Supervisor Connie Chan wants to address homelessness in San Francisco by sending some people living on the city’s streets to shelter, housing and health-care facilities in other counties.
The proposal, which is included as part of Chan’s “Equitable Recovery Plan,” aims to address the city’s inability to meet local demand for shelter and housing by sharing social services with other Bay Area counties. The proposal comes as the city grapples with deteriorating street conditions and a $728 million budget deficit over the next two years.
Chan told The Standard that she hopes a regional approach would allow some people to receive housing and other services faster and cheaper than they would in San Francisco. The option to accept services in another county would be made by the individual, she said.

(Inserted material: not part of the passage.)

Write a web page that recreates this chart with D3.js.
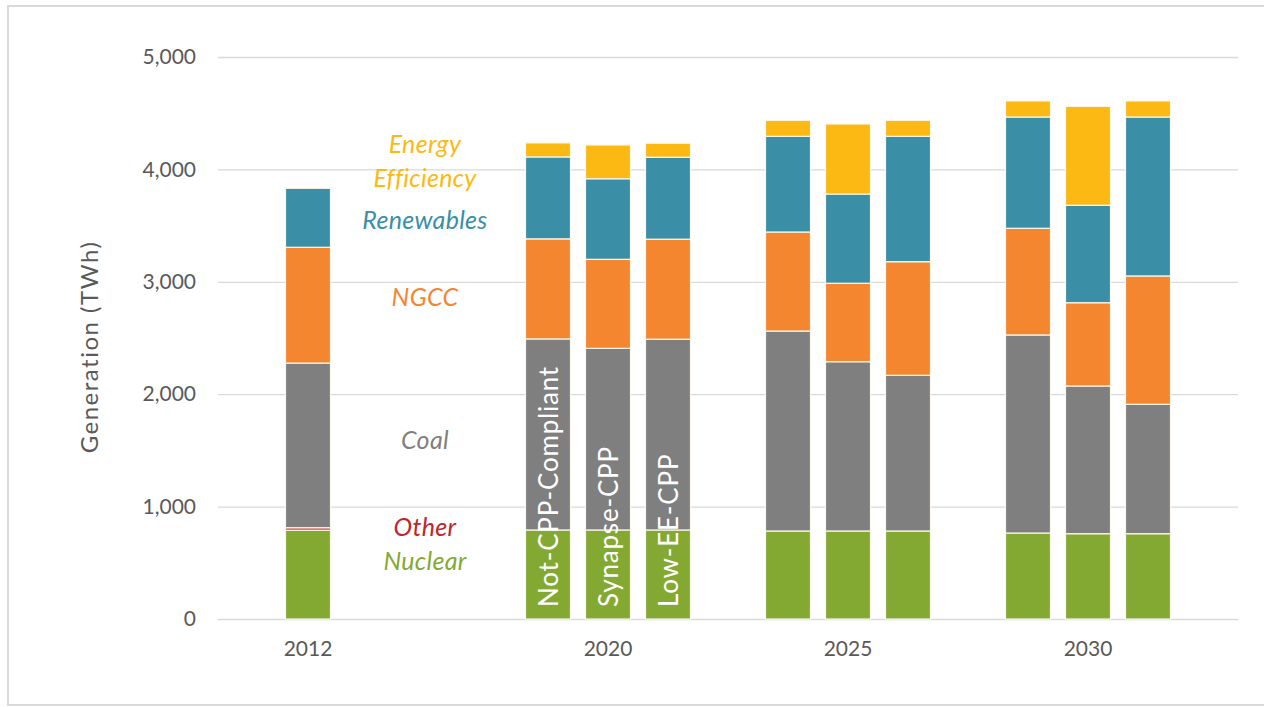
<!DOCTYPE html>
<html>
<head>
<meta charset="utf-8">
<script src="https://cdn.jsdelivr.net/npm/d3@7"></script>
<style>
  body { margin: 0; background: #fff; }
  svg { display: block; font-family: Lato, 'Open Sans', sans-serif; }
</style>
</head>
<body>
<div class="d3-wrapper"></div>
<script>
// Generation mix by scenario (TWh)
const barYears = ['2012', '2020', '2020', '2020', '2025', '2025', '2025', '2030', '2030', '2030'];
const barScenarios = ['Historical', 'Not-CPP-Compliant', 'Synapse-CPP', 'Low-EE-CPP',
  'Not-CPP-Compliant', 'Synapse-CPP', 'Low-EE-CPP',
  'Not-CPP-Compliant', 'Synapse-CPP', 'Low-EE-CPP'];
const yearLabels = ['2012', '2020', '2025', '2030'];

const nuclear = [790, 792, 792, 792, 783, 783, 783, 765, 759, 759];
const other = [22, 0, 0, 0, 0, 0, 0, 0, 0, 0];
const coal = [1465, 1700, 1616, 1697, 1779, 1506, 1385, 1762, 1314, 1151];
const ngcc = [1030, 890, 792, 890, 881, 698, 1011, 949, 741, 1142];
const renewables = [525, 729, 717, 729, 851, 794, 1115, 990, 867, 1414];
const efficiency = [0, 125, 300, 125, 143, 623, 143, 143, 880, 143];

const seriesNames = ['Nuclear', 'Other', 'Coal', 'NGCC', 'Renewables', 'Energy Efficiency'];
const seriesColors = ['#84a933', '#c0272d', '#7f7f7f', '#f58630', '#3a8fa6', '#fdb913'];
const yTicks = [0, 1000, 2000, 3000, 4000, 5000];

const OUTER_WIDTH = 1264, OUTER_HEIGHT = 707;
const PLOT = { left: 218, right: 1238, top: 57, bottom: 619 };

const barIds = barYears.map((y, i) => y + ' ' + barScenarios[i]);
// empty slots keep the gaps between the year groups
const slots = ['gap0', barIds[0], 'gap1', 'gap2', 'gap3',
  barIds[1], barIds[2], barIds[3], 'gap4',
  barIds[4], barIds[5], barIds[6], 'gap5',
  barIds[7], barIds[8], barIds[9], 'gap6'];

const rows = barIds.map((id, i) => ({
  id: id,
  'Nuclear': nuclear[i],
  'Other': other[i],
  'Coal': coal[i],
  'NGCC': ngcc[i],
  'Renewables': renewables[i],
  'Energy Efficiency': efficiency[i]
}));

const xScale = d3.scaleBand()
  .domain(slots)
  .range([PLOT.left, PLOT.right])
  .paddingInner(0.25)
  .paddingOuter(0.125);

const yScale = d3.scaleLinear()
  .domain([0, 5000])
  .range([PLOT.bottom, PLOT.top]);

const color = d3.scaleOrdinal().domain(seriesNames).range(seriesColors);

const svg = d3.select('.d3-wrapper').append('svg')
  .attr('width', OUTER_WIDTH)
  .attr('height', OUTER_HEIGHT);

// outer frame
svg.append('rect')
  .attr('x', 8)
  .attr('y', 6)
  .attr('width', OUTER_WIDTH + 10)
  .attr('height', 699)
  .attr('fill', 'none')
  .attr('stroke', '#d9d9d9')
  .attr('stroke-width', 2);

const yAxis = d3.axisLeft(yScale)
  .tickValues(yTicks)
  .tickFormat(d3.format(','))
  .tickSizeInner(-(PLOT.right - PLOT.left))
  .tickSizeOuter(0)
  .tickPadding(22);

svg.append('g')
  .attr('id', 'y-axis')
  .attr('transform', `translate(${PLOT.left}, 0)`)
  .call(yAxis)
  .call(g => g.select('.domain').remove())
  .call(g => g.selectAll('.tick line').attr('stroke', '#d9d9d9').attr('stroke-width', 1.3))
  .call(g => g.selectAll('.tick text')
    .attr('fill', '#595959')
    .style('font-size', '21px')
    .style('font-family', 'Lato, sans-serif'));

const stacked = d3.stack().keys(seriesNames)(rows);

svg.append('g')
  .selectAll('g')
  .data(stacked)
  .join('g')
  .attr('fill', d => color(d.key))
  .selectAll('rect')
  .data(d => d.filter(p => p[1] - p[0] > 0))
  .join('rect')
  .attr('x', d => xScale(d.data.id))
  .attr('y', d => yScale(d[1]))
  .attr('width', xScale.bandwidth())
  .attr('height', d => yScale(d[0]) - yScale(d[1]))
  .attr('stroke', '#fbf7ea')
  .attr('stroke-width', 1.2);

// year labels under each group
const yearCenter = yr => d3.mean(barIds.filter((id, i) => barYears[i] === yr),
  id => xScale(id) + xScale.bandwidth() / 2);

svg.append('g')
  .selectAll('text')
  .data(yearLabels)
  .join('text')
  .attr('x', d => yearCenter(d))
  .attr('y', PLOT.bottom + 37)
  .attr('text-anchor', 'middle')
  .attr('fill', '#595959')
  .style('font-size', '21px')
  .text(d => d);

// scenario names written inside the 2020 bars
svg.append('g')
  .selectAll('text')
  .data(barIds.filter((id, i) => barYears[i] === '2020'))
  .join('text')
  .attr('transform', d => `translate(${xScale(d) + xScale.bandwidth() / 2 + 1}, ${PLOT.bottom - 12}) rotate(-90)`)
  .attr('dy', '0.35em')
  .attr('fill', '#fff')
  .style('font-size', '26px')
  .style('letter-spacing', '0.8px')
  .text(d => d.replace('2020 ', ''));

// series labels in the gap between 2012 and 2020
const seriesLabels = [
  { text: 'Energy', key: 'Energy Efficiency', y: 144 },
  { text: 'Efficiency', key: 'Energy Efficiency', y: 178 },
  { text: 'Renewables', key: 'Renewables', y: 220 },
  { text: 'NGCC', key: 'NGCC', y: 297 },
  { text: 'Coal', key: 'Coal', y: 440 },
  { text: 'Other', key: 'Other', y: 527 },
  { text: 'Nuclear', key: 'Nuclear', y: 561 }
];

svg.append('g')
  .selectAll('text')
  .data(seriesLabels)
  .join('text')
  .attr('x', 425)
  .attr('y', d => d.y)
  .attr('dy', '0.35em')
  .attr('text-anchor', 'middle')
  .attr('fill', d => color(d.key))
  .style('font-size', '25px')
  .style('letter-spacing', '0.3px')
  .style('font-style', 'italic')
  .text(d => d.text);

svg.append('text')
  .attr('transform', `translate(90, 347) rotate(-90)`)
  .attr('text-anchor', 'middle')
  .attr('dy', '0.35em')
  .attr('fill', '#595959')
  .style('font-size', '24px')
  .style('letter-spacing', '1.5px')
  .text('Generation (TWh)');
</script>
</body>
</html>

“If they say they want to wait to [receive housing] in San Francisco, of course, we’re going to do whatever we can to help them,” Chan said. “But it’s not compassion for them to be left out on the streets.”
Although the number of homeless people on any given night in San Francisco dropped by 3% last year, more than 20,000 people will experience homelessness in San Francisco over the course of a year, according to the most recent estimate.
And meanwhile, some Bay Area cities have seen upward of 20% more people sleeping on their streets in a single night.
San Francisco’s shortage of temporary shelter and housing has become especially apparent as a deluge of bad weather and a federal ruling that banned encampment clearings has intensified the need for sufficient resources.
A recent report found that San Francisco would need to spend $1.4 billion on permanent housing and shelter units, beyond those already planned, to solve homelessness locally.
Advocates have contended that unhoused people cannot easily obtain shelter of their own accord since the city’s homelessness department closed its shelter waitlist during Covid. And city officials have acknowledged that the shelter bed inventory is limited, while a dashboard that tracks shelter availability often says that the system is over capacity.
A representative from the Department of Homelessness and Supportive Housing said that it hasn’t heard from Chan about this proposal, but that the city already partners regularly with nearby counties.
Chan said that she plans to discuss the proposal with the responsible agencies during the city’s budget negotiations.
“If we can’t provide [a home] for people in the immediate term, then I think that the city should work with partners to find whatever that is available to them right now,” Chan said. “The longer the person is on the street, the worse their condition becomes.”